パイプルーフは、本線左側端部で試験施工を行った後、2台の掘削機を使用して上図番号の順番に施工しました。



裏込めラップ工法概要図

「裏込めラップ工法」は、先行パイプルーフの裏込め部を後行マシンで切削しながら掘進し、裏込め材同士をラップさせ、かつパイプルーフ間に補足裏込充填を行い隙間を改良することで、パイプルーフ間の隙間を確実に遮閉する工法です。



3.社会への貢献度

本工法の開発により、巨礫を含む軟質な地質条件下において、隙間を確実に遮閉したパイプルーフの構築が可能となり、国道の交通規制による社会的影響を回避するとともに、多数敷設されている重要埋設管に影響を与えることなく、山岳トンネル工法によるトンネル掘削を安全かつ工期内に終えることができました。


4.将来の発展性

これまで、小土被りトンネルにパイプルーフ工法を採用する場合、鋼管間に継手を設ける必要がありましたが、継手部はマシン切削できず、圧入によってのみ推進することから、硬質な地質ではパイプルーフ工法の適用に限界がありました。
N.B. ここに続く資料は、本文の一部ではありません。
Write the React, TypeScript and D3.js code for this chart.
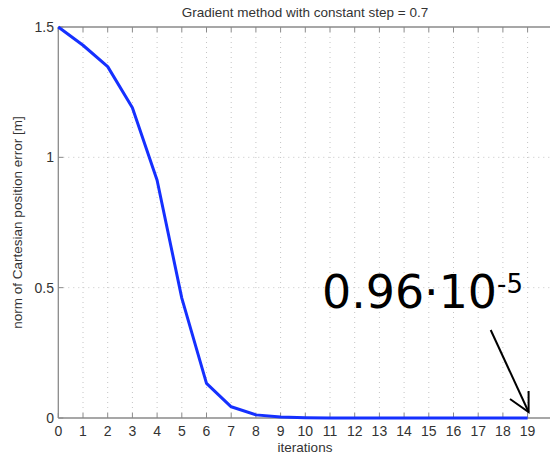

しかし、本工法の開発により硬質な巨礫を含む地質への適用を拡大したことにより、今後は様々な地質に対してパイプルーフ工法を適用することが可能となります。これに伴い、山岳トンネルにおける対策工選定において、より合理的な工法選択ができ、良質な社会資本整備に寄与するものと期待されます。